Jorge Torres, head of the Intelligence and National Security Directorate (DIS), reported the allegations to the attorney-general’s office. Torres told reporters the information had been received from a “confidential source” and was “painful”.
He declined to go into details but media reports said a woman had allegedly hired a hitman to kill the conservative leader, who has faced efforts to charge him with corruption. “This is an exceptional case. We can’t take any risks with the life of the president of the republic,” he said.
The country’s reputation as a haven of stability has been undermined by a rise in organised crime, including a transnational crime group dubbed the South Caribbean Cartel.
Chaves, who has an approval rating of 63 per cent according to recent polls, has built a reputation as being tough on crime. However, analysts have criticised the DIS as ineffective. Polls show crime and security are the top voter concern ahead of the February vote.
News of the purported plot came on the day Chaves, who cannot seek re-election, was due to meet President Nayib Bukele of neighbouring El Salvador.
The two leaders were expected on Wednesday to visit the site of a planned high-security prison, modelled on El Salvador’s notorious CECOT jail, and Bukele was set to lay the first stone.
Spokespeople for the Costa Rican and Salvadoran presidents did not immediately respond to requests for comment.
“This is unthinkable,” said one senior Costa Rican official, who asked not to be named. “[Chaves] is a divisive figure but you have to take this seriously.”
Chaves last month avoided the second attempt in six months to strip him of his presidential immunity to face charges of wrongdoing, which he has denied.
Legislators in December blocked a bid by the electoral authority to prosecute him for alleged electoral meddling. Presidents are barred from commenting on elections, including expressing support for their own party.

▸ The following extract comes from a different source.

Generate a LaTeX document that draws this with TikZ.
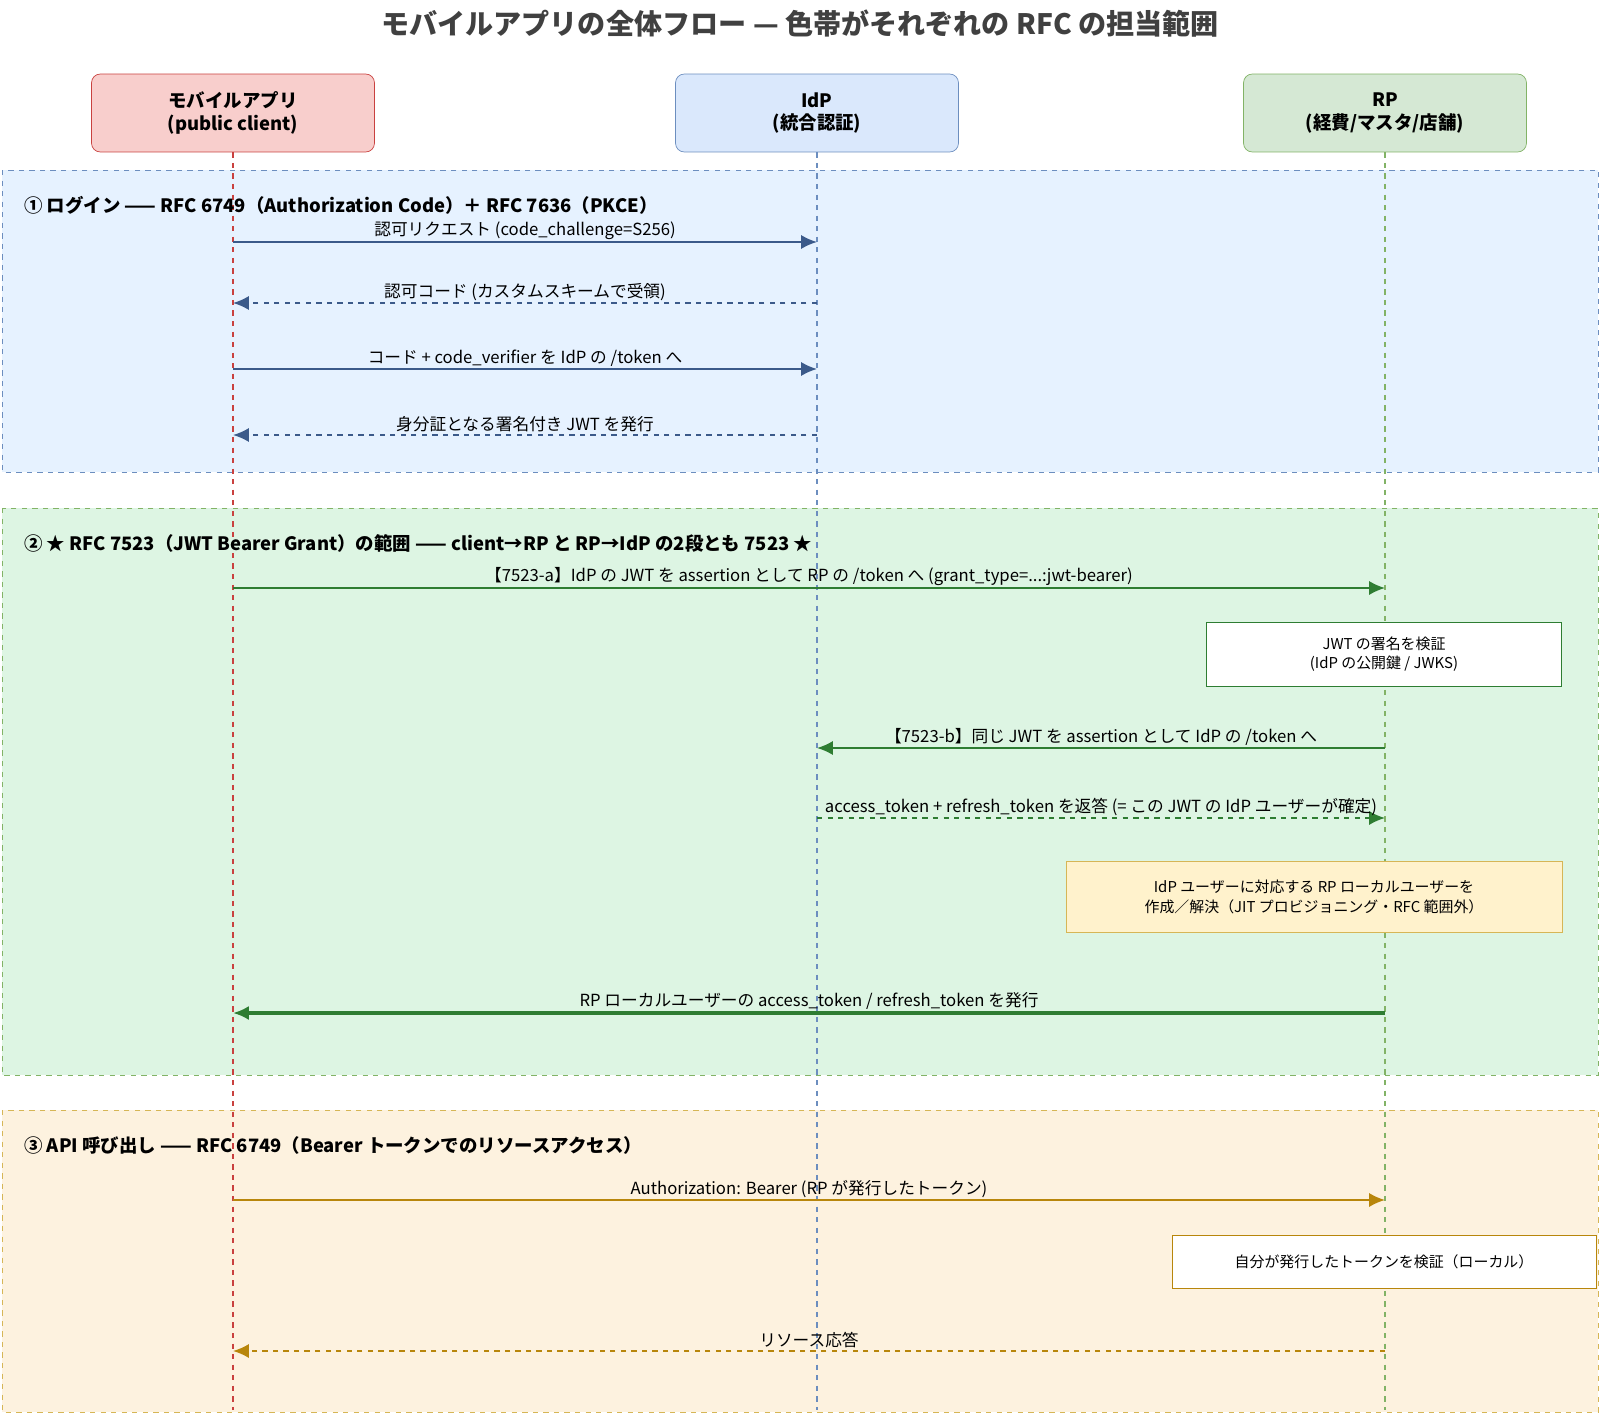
\documentclass[tikz,border=0pt]{standalone}
\usepackage{fontspec}
\setmainfont{Noto Sans CJK JP}
\usetikzlibrary{arrows.meta,positioning}
\definecolor{redln}{HTML}{C9413F}
\definecolor{blueln}{HTML}{6C8EBF}
\definecolor{greenln}{HTML}{82B366}
\definecolor{goldln}{HTML}{D6B656}
\definecolor{bluearr}{HTML}{3B5A8A}
\definecolor{greenarr}{HTML}{2E7D32}
\definecolor{goldarr}{HTML}{B8860B}
\tikzset{
  head/.style={draw, rounded corners=5pt, minimum width=5.66cm, minimum height=1.56cm, align=center, font=\fontsize{10.5}{13}\selectfont\bfseries},
  life/.style={dashed, line width=1pt},
  msg/.style={-{Latex[length=9pt,width=8pt]}, line width=1.1pt},
  lbl/.style={font=\fontsize{9.5}{11}\selectfont, text=black, inner sep=1pt},
  note/.style={draw, align=center, font=\fontsize{8.5}{11}\selectfont},
  sect/.style={anchor=west, font=\fontsize{10.5}{12}\selectfont\bfseries}
}
\begin{document}
\begin{tikzpicture}[x=0.02cm,y=-0.02cm]
\useasboundingbox (0,0) rectangle (1600,1417);
% frames
\draw[blueln, dashed, fill={rgb,255:red,230;green,242;blue,255}] (2,170) rectangle (1598,472);
\draw[greenln, dashed, fill={rgb,255:red,221;green,245;blue,227}] (2,508) rectangle (1598,1075);
\draw[goldln, dashed, fill={rgb,255:red,253;green,242;blue,223}] (2,1110) rectangle (1598,1412);
\node[font=\fontsize{16}{19}\selectfont\bfseries, text=black!75] (title) at (800,24) {モバイルアプリの全体フロー — 色帯がそれぞれの RFC の担当範囲};
% participants
\node[head, draw=redln, fill={rgb,255:red,248;green,206;blue,204}] (app) at (233,113) {モバイルアプリ\\(public client)};
\node[head, draw=blueln, fill={rgb,255:red,218;green,232;blue,252}] (idp) at (817,113) {IdP\\(統合認証)};
\node[head, draw=greenln, fill={rgb,255:red,213;green,232;blue,212}] (rp) at (1385,113) {RP\\(経費/マスタ/店舗)};
\coordinate (appE) at (233,1410);
\coordinate (idpE) at (817,1410);
\coordinate (rpE) at (1385,1410);
\draw[life, redln] (app) -- (appE);
\draw[life, blueln] (idp) -- (idpE);
\draw[life, greenln] (rp) -- (rpE);
% section 1
\node[sect] (s1) at (18,205) {① ログイン —— RFC 6749（Authorization Code）＋ RFC 7636（PKCE）};
\coordinate (a1) at (233,242); \coordinate (b1) at (817,242);
\draw[msg, bluearr] (a1) -- node[lbl, above] {認可リクエスト (code\_challenge=S256)} (b1);
\coordinate (a2) at (233,303); \coordinate (b2) at (817,303);
\draw[msg, bluearr, dashed] (b2) -- node[lbl, above] {認可コード (カスタムスキームで受領)} (a2);
\coordinate (a3) at (233,369); \coordinate (b3) at (817,369);
\draw[msg, bluearr] (a3) -- node[lbl, above] {コード + code\_verifier を IdP の /token へ} (b3);
\coordinate (a4) at (233,435); \coordinate (b4) at (817,435);
\draw[msg, bluearr, dashed] (b4) -- node[lbl, above] {身分証となる署名付き JWT を発行} (a4);
% section 2
\node[sect] (s2) at (18,543) {② ★ RFC 7523（JWT Bearer Grant）の範囲 —— client→RP と RP→IdP の2段とも 7523 ★};
\coordinate (a5) at (233,588); \coordinate (c5) at (1385,588);
\draw[msg, greenarr] (a5) -- node[lbl, above] {【7523-a】IdP の JWT を assertion として RP の /token へ (grant\_type=...:jwt-bearer)} (c5);
\node[note, draw=greenarr, fill=white, minimum width=7.1cm, minimum height=1.28cm] (verify) at (1384,654) {JWT の署名を検証\\(IdP の公開鍵 / JWKS)};
\coordinate (b6) at (817,748); \coordinate (c6) at (1385,748);
\draw[msg, greenarr] (c6) -- node[lbl, above] {【7523-b】同じ JWT を assertion として IdP の /token へ} (b6);
\coordinate (b7) at (817,818); \coordinate (c7) at (1385,818);
\draw[msg, greenarr, dashed] (b7) -- node[lbl, above] {access\_token + refresh\_token を返答 (= この JWT の IdP ユーザーが確定)} (c7);
\node[note, draw=goldln, fill={rgb,255:red,255;green,242;blue,204}, minimum width=9.92cm, minimum height=1.42cm] (jit) at (1314,897) {IdP ユーザーに対応する RP ローカルユーザーを\\作成／解決（JIT プロビジョニング・RFC 範囲外）};
\coordinate (a8) at (233,1013); \coordinate (c8) at (1385,1013);
\draw[msg, greenarr, line width=1.8pt] (c8) -- node[lbl, above] {RP ローカルユーザーの access\_token / refresh\_token を発行} (a8);
% section 3
\node[sect] (s3) at (18,1145) {③ API 呼び出し —— RFC 6749（Bearer トークンでのリソースアクセス）};
\coordinate (a9) at (233,1200); \coordinate (c9) at (1385,1200);
\draw[msg, goldarr] (a9) -- node[lbl, above] {Authorization: Bearer (RP が発行したトークン)} (c9);
\node[note, draw=goldarr, fill=white, minimum width=8.48cm, minimum height=1.06cm] (check) at (1384,1262) {自分が発行したトークンを検証（ローカル）};
\coordinate (a10) at (233,1351); \coordinate (c10) at (1385,1351);
\draw[msg, goldarr, dashed] (c10) -- node[lbl, above] {リソース応答} (a10);
\end{tikzpicture}
\end{document}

In July, the country’s Supreme Court had also sought to have Chaves’s immunity lifted so he could be tried on corruption charges, but lawmakers also blocked the move. The president has accused the judiciary and prosecutors of trying to stymie his reform agenda.
Pre-election polls show Laura Fernández of the Sovereign People’s Party and Chaves’s former chief of staff has a commanding lead in a fragmented, 20-strong field in which at least a third of voters are undecided.
Fernández, who has vowed to continue Chaves’s tough stance on crime, is polling around 40 per cent — the threshold needed to avoid a run-off in April — according to an Americas Society/Council of the Americas poll-tracker.